10.21.2015

The Last Witch Hunter: Review

     The Last Witch Hunter is soaked in convenience and cliche, but the visuals and fun factor keep it together just enough to allow it to remain enjoyable entertainment.  Vin Diesel stars as the titular witch hunter, cursed with immortality and currently protecting the regular humans from those that might do them harm with magic.


     All the actors struggle to make the roles work, even the great Michael Caine is left in a role that was wanting.  Vin Diesel plays his usual one-dimensional self, with no emotional range- in a tonally flat performance.  Rose Leslie plays a young witch/love interest complaining of the plight of her people (despite most witches here living in much better standards than damn near any of the regular humans in the film) who just so happens to have a hidden power to help the quest along, and Elijah Wood is a priest tasked with taking over the chronicles of Diesel's character.
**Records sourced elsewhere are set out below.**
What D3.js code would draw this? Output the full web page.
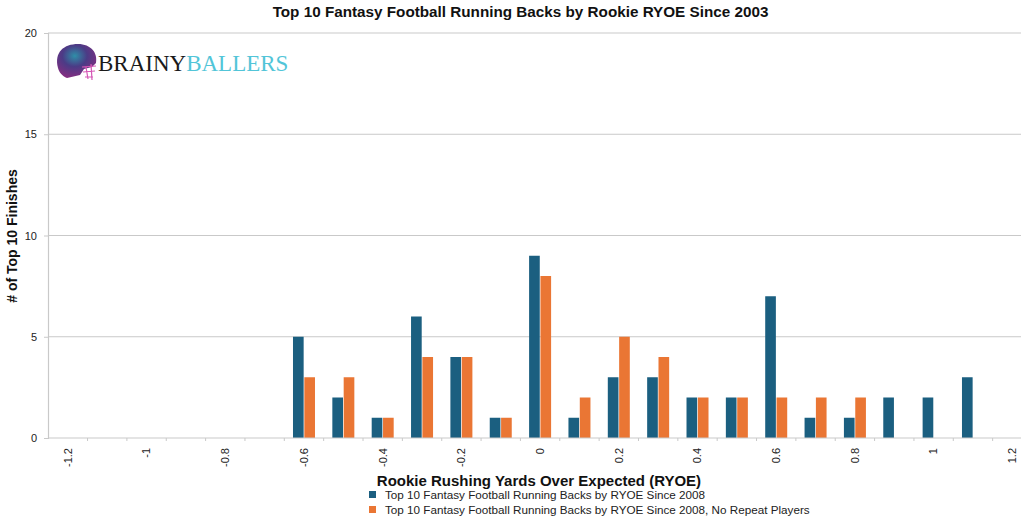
<!DOCTYPE html>
<html><head><meta charset="utf-8">
<script src="https://cdn.jsdelivr.net/npm/d3@7"></script>
<style>
html,body{margin:0;padding:0;background:#fff;}
svg{display:block;font-family:"Liberation Sans",Arial,Helvetica,sans-serif;}
</style></head>
<body><svg id="c" width="1024" height="517"></svg>
<script>
const categories = ["-1.2","-1.1","-1","-0.9","-0.8","-0.7","-0.6","-0.5","-0.4","-0.3","-0.2","-0.1","0","0.1","0.2","0.3","0.4","0.5","0.6","0.7","0.8","0.9","1","1.1","1.2"];
const tickLabels = ["-1.2","-1","-0.8","-0.6","-0.4","-0.2","0","0.2","0.4","0.6","0.8","1","1.2"];
const seriesAll = [0,0,0,0,0,0,5,2,1,6,4,1,9,1,3,3,2,2,7,1,1,2,2,3,0];
const seriesNoRepeat = [0,0,0,0,0,0,3,3,1,4,4,1,8,2,5,4,2,2,2,2,2,0,0,0,0];
const seriesNames = ["Top 10 Fantasy Football Running Backs by RYOE Since 2008","Top 10 Fantasy Football Running Backs by RYOE Since 2008, No Repeat Players"];
const yTicks = [0,5,10,15,20];
const colors = ["#1b5f80","#ea7634"];

const svg = d3.select("#c");
const L = 48, R = 1021, T = 33, B = 438;

const x = d3.scaleBand().domain(categories).range([48.2, 1032]);
const y = d3.scaleLinear().domain([0, 20]).range([B, T]);
const x1 = d3.scaleBand().domain([0,1]).range([-11, 11]).paddingInner(0.06);

// grid
svg.append("g").selectAll("line").data(yTicks.filter(d=>d>0)).join("line")
  .attr("x1", L).attr("x2", R).attr("y1", d=>y(d)).attr("y2", d=>y(d))
  .attr("stroke", "#c9c9c9").attr("stroke-width", 1.2);

// y axis
const yAxis = svg.append("g").attr("transform", `translate(${L},0)`)
  .call(d3.axisLeft(y).tickValues(yTicks).tickSize(4).tickPadding(7));
yAxis.select(".domain").attr("stroke", "#c9c9c9").attr("stroke-width", 1.2);
yAxis.selectAll(".tick line").attr("stroke", "#c9c9c9");
yAxis.selectAll("text").attr("font-size", 11).attr("fill", "#222").attr("font-family","Liberation Sans, Arial, sans-serif");

// bars
const data = categories.map((c,i)=>({c, v:[seriesAll[i], seriesNoRepeat[i]]}));
const g = svg.append("g");
data.forEach(d=>{
  d.v.forEach((v,k)=>{
    if (v>0) g.append("rect")
      .attr("x", x(d.c) + x.bandwidth()/2 + x1(k))
      .attr("width", x1.bandwidth())
      .attr("y", y(v)).attr("height", y(0)-y(v))
      .attr("fill", colors[k]);
  });
});

// x axis
const xAxisG = svg.append("g").attr("transform", `translate(0,${B})`);
xAxisG.append("line").attr("x1", L).attr("x2", R).attr("stroke", "#c9c9c9").attr("stroke-width", 1.2);
xAxisG.selectAll("line.bt").data(categories.slice(1)).join("line").attr("class","bt")
  .attr("x1", d=>x(d)).attr("x2", d=>x(d)).attr("y1", 0).attr("y2", 3).attr("stroke", "#c9c9c9");
xAxisG.selectAll("text").data(tickLabels).join("text")
  .attr("transform", d=>`translate(${x(d)+x.bandwidth()/2},10) rotate(-90)`)
  .attr("dy", "0.35em")
  .attr("text-anchor", "end").attr("font-size", 11).attr("fill", "#222").text(d=>d);

// title
svg.append("text").attr("x", 520.5).attr("y", 17).attr("text-anchor","middle")
  .attr("font-size", 15.25).attr("font-weight","bold").attr("fill","#111")
  .text("Top 10 Fantasy Football Running Backs by Rookie RYOE Since 2003");

// y title
svg.append("text").attr("transform","translate(17,236) rotate(-90)").attr("text-anchor","middle")
  .attr("font-size", 14).attr("font-weight","bold").attr("fill","#111").text("# of Top 10 Finishes");

// x title
svg.append("text").attr("x", 539).attr("y", 486).attr("text-anchor","middle")
  .attr("font-size", 15).attr("font-weight","bold").attr("fill","#111")
  .text("Rookie Rushing Yards Over Expected (RYOE)");

// legend
seriesNames.forEach((n,i)=>{
  svg.append("rect").attr("x", 369).attr("y", 491+i*15).attr("width", 7).attr("height", 7).attr("fill", colors[i]);
  svg.append("text").attr("x", 385).attr("y", 499+i*15).attr("font-size", 11.7).attr("fill","#222").text(n);
});

// logo
const defs = svg.append("defs");
const rg = defs.append("radialGradient").attr("id","hg").attr("cx","45%").attr("cy","35%").attr("r","70%");
rg.append("stop").attr("offset","0%").attr("stop-color","#2f8fa8");
rg.append("stop").attr("offset","45%").attr("stop-color","#4b3b86");
rg.append("stop").attr("offset","100%").attr("stop-color","#8b2c80");
const logo = svg.append("g");
logo.append("path").attr("d","M58,68 C54,52 64,44 78,44 C91,44 98,53 96,63 L92,67 L84,69 L80,75 L67,78 C62,76 59,72 58,68 Z")
  .attr("fill","url(#hg)");
logo.append("path").attr("d","M82,67 L96,66 M83,72 L95,71 M85,77 L93,77 M91,64 L92,80 M86,67 L88,79")
  .attr("stroke","#d657b6").attr("stroke-width",1.2).attr("fill","none");
logo.append("text").attr("x", 98).attr("y", 71).attr("font-family","Liberation Serif, serif").attr("font-size", 23)
  .attr("fill","#1a1a1a").text("BRAINY")
  .append("tspan").attr("fill","#52c5d8").text("BALLERS");
</script></body></html>
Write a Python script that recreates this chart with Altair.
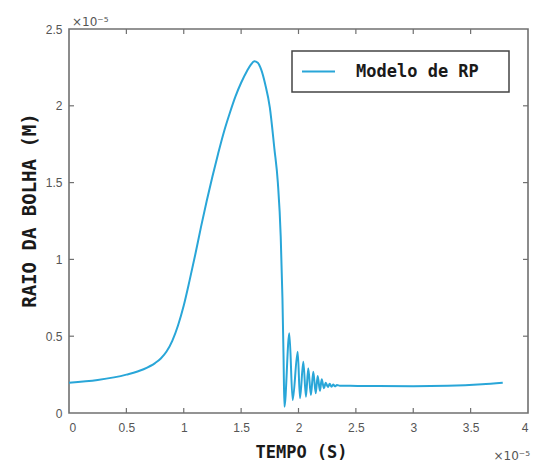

     What the film has going for it is the visuals.  Not the CGI exactly, because there are times when it is laughable, you'll know it when you see it.  The Sentinel is the one magical creature that looks super alien and creepy and could've used more screen time.  The magic looks very spectacular at times, in particular there's a scene with a bunch of magical butterflies that is quite neat and the flaming sword was very cool.
     The set design is also tremendous, from the swanky witch nightclubs to the plague tree, they are all interesting locations and offer an oddly large feel to this cinematic world.  Of course, the pace of the movie is so great it doesn't matter as you'll be pulled right from one place to another.  Unfortunately, the camera work at times is so shaky, combined with consistently choppy editing, that it becomes a huge annoyance to track what's happening and it ruins the magic of those scenes.

     An unoriginal, but potentially interesting idea isn't enough to save The Last Witch Hunter.  The plot and story are dismal, supported by equally appalling dialogue in an effort to merge an ancient fantasy with the modern day world in a way that just doesn't fit right here.  Everything is telegraphed so far in advance that the trailer should be enough to accurately guess the end.
     In the hands of a better team of writers and directors, this could've been a truly amazing film with some real depth.  There are genuine moments that really do work, but they are few and far between.  As it is, it's merely an amusing modern day equivalent of a B movie- it feels like a film made by children trying to mix old genres and emulate the best of the old masters of fantasy and horror to create something new and interesting, and what resulted was this jumbled mess instead.  They have all the right pieces, it's just haphazardly piled together.

*I saw and reviewed this movie with screener tickets.